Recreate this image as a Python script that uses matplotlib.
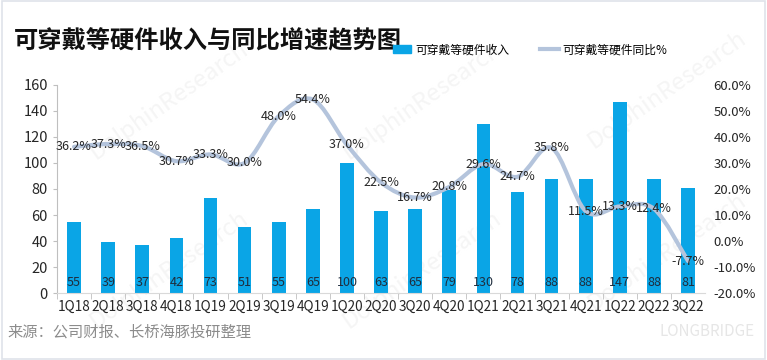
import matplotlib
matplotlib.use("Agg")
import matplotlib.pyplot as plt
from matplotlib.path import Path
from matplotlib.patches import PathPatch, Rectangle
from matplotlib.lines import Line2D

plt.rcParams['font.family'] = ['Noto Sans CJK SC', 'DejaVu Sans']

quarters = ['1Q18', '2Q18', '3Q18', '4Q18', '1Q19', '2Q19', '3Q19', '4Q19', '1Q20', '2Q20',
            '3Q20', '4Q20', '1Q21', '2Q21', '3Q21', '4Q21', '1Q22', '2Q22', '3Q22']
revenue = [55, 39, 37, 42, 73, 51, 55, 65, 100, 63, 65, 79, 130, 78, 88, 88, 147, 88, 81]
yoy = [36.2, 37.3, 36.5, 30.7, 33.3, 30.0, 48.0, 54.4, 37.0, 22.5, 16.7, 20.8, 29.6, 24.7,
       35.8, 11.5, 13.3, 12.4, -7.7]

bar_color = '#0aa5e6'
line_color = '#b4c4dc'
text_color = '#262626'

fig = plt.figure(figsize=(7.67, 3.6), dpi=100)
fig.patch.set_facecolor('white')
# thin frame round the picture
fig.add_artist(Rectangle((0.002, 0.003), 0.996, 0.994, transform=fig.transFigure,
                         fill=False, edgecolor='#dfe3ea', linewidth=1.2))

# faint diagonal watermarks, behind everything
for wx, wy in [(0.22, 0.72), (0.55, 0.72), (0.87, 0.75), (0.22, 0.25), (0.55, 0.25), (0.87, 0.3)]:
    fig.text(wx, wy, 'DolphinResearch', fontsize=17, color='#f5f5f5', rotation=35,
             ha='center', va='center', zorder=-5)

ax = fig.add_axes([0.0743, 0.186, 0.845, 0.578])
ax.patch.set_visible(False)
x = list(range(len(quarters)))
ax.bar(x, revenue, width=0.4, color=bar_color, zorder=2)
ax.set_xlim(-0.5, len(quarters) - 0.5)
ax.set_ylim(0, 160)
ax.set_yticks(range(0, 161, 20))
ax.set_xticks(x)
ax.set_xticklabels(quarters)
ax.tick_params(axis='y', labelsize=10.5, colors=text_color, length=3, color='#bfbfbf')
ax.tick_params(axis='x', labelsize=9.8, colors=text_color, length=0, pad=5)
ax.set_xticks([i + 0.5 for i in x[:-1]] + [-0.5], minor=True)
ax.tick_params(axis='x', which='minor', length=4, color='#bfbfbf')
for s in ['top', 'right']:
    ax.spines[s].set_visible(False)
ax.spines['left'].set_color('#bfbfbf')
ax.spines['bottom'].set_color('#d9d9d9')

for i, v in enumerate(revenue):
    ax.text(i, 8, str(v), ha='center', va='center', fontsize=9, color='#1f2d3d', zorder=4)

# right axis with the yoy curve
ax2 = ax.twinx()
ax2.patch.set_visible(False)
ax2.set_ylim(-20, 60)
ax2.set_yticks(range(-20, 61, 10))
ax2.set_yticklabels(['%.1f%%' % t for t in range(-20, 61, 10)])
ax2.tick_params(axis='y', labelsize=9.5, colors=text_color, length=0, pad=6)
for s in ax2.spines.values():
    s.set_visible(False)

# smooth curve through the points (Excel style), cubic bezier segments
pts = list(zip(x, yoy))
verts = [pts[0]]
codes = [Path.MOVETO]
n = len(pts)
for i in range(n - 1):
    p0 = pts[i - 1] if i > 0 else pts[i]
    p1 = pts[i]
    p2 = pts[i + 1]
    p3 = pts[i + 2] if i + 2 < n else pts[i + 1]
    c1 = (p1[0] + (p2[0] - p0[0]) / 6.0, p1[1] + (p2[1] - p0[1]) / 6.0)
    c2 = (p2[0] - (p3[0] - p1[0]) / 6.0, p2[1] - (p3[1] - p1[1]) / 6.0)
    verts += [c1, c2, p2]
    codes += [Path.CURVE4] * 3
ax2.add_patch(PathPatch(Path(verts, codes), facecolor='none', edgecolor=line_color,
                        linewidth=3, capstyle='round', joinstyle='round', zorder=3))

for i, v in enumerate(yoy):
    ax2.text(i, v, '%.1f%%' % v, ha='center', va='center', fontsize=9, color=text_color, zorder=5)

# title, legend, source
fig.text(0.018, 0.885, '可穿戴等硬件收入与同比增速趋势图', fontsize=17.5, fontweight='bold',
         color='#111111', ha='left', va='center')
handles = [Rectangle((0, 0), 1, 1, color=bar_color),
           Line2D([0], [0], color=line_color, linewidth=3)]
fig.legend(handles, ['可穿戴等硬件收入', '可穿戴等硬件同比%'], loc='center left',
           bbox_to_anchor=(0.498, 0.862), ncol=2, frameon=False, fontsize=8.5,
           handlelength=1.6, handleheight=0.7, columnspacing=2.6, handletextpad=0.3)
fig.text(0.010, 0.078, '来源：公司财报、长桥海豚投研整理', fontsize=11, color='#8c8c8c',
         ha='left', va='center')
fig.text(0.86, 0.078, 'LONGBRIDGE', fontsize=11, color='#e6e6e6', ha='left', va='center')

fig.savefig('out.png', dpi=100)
=====
- [Written instruction] Write down every line from the opening of the listing to the line with "plt.rcParams['font.family'] = ['Noto", both included, and nothing else; the pictures are omitted.

- [Result for this task]
Recreate this image as a Python script that uses matplotlib.
import matplotlib
matplotlib.use("Agg")
import matplotlib.pyplot as plt
from matplotlib.path import Path
from matplotlib.patches import PathPatch, Rectangle
from matplotlib.lines import Line2D

plt.rcParams['font.family'] = ['Noto Sans CJK SC', 'DejaVu Sans']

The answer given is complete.